Inslee's comments signaled a new frontier in his administration's efforts to curb the use of fossil fuels. Two years ago, he proposed banning natural gas to heat new homes by 2030, but said the ban wouldn't apply to cooking. "We know people enjoy that," he said at the time.

On Thursday, Inslee called natural gas a "dangerous product." The state has made progress regulating electricity, vehicle fuels and factory emissions and now needs an "intense" discussion about natural gas, he said.

"What we don't have is the ability to assure our children that this noxious product does not endanger their health," Inslee said.

"Today, I think, is the beginning of a discussion about the necessity of doing that and the health implications of us not making that transition."

Northwest Gas Association executive director Dan Kirschner said Inslee's comments were another example of his "war on energy choices."

"It's a fear tactic, plain and simple," Kirschner said. "This indoor air-quality thing is a red herring."

An Inslee spokesman said that the governor's comments do not apply to renewable natural gas, made from organic waste such as manure. Renewable natural gas mixes with conventional natural gas in pipelines and has the same uses.
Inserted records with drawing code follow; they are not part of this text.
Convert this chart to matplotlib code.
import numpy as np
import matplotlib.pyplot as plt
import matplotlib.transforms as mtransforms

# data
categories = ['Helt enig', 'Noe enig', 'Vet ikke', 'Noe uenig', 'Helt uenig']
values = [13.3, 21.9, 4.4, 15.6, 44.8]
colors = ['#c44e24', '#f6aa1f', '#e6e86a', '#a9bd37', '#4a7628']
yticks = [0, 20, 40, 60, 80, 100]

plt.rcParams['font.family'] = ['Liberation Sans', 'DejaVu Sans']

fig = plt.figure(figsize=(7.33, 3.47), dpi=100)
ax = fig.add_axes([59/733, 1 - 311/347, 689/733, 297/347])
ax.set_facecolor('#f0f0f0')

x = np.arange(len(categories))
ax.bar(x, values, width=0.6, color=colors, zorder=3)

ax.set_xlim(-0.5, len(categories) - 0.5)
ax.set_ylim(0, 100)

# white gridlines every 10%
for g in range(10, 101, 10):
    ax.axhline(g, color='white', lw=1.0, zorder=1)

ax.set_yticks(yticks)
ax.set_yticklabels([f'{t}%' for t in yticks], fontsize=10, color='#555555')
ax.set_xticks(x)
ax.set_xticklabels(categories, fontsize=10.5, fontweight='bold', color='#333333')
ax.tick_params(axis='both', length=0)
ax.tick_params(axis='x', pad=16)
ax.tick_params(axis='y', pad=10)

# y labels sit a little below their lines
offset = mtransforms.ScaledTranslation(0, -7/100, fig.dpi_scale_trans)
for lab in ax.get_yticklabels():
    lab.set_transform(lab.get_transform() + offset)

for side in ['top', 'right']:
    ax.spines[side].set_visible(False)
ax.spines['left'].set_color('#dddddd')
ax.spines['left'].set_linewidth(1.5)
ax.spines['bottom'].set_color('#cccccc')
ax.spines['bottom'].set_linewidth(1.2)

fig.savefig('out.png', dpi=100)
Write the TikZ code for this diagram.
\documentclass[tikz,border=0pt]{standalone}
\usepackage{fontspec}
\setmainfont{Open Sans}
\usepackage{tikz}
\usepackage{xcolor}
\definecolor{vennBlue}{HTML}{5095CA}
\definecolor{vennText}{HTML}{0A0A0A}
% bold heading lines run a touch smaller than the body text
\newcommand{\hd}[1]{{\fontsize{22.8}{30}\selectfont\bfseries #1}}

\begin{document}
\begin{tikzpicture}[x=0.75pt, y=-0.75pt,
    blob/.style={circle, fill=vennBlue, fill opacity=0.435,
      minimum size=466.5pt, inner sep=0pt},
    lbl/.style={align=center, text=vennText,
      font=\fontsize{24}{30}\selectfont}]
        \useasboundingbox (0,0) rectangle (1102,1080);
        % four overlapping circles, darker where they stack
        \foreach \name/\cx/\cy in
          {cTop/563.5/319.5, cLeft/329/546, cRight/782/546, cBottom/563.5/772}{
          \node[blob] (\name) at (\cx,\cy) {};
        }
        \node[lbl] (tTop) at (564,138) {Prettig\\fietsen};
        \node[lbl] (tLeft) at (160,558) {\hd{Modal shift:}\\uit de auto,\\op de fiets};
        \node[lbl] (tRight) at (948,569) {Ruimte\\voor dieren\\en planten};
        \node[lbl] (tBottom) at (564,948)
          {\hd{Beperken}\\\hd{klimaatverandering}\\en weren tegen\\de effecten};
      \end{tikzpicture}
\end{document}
Kirschner said an extensive network of natural gas pipelines allows renewable natural gas to be distributed.

"I think what a farmer wants is a market for gas. If they don't have a viable market, what they have is manure," he said.

Washington State Dairy Federation policy director Jay Gordon said the governor's comments were a concern, but not overly. "You're not going to have people ripping natural gas stoves out of their houses," he said.

Inslee's panelists included Dr. Mary Beth Bennett of the Washington Physicians for Social Responsibility. She likened the movement to ban natural gas in homes to banning lead paint, an analogy Inslee said he found interesting.

"A lot of the proponents of gas are saying, 'Oh, this is like mother's milk. It's just benign. It's clean. It's wonderful stuff,'" Inslee said. "And yet here you have it damaging children's health."

Natural gas stoves have been the subject of conflicting studies. For example, the California Restaurant Association funded a study by Catalyst Environmental Solutions that challenged a UCLA study commissioned by the Sierra Club.

This year, Stanford University researchers published a study asserting that gas stoves in some 40 million U.S. homes have a "climate impact comparable" to 500,000 cars.

The Stanford researchers tested the air in 32 homes and reported that cooks who don’t use range hoods or have poor ventilation, particularly in small kitchens, can surpass national exposure levels for nitrogen dioxide.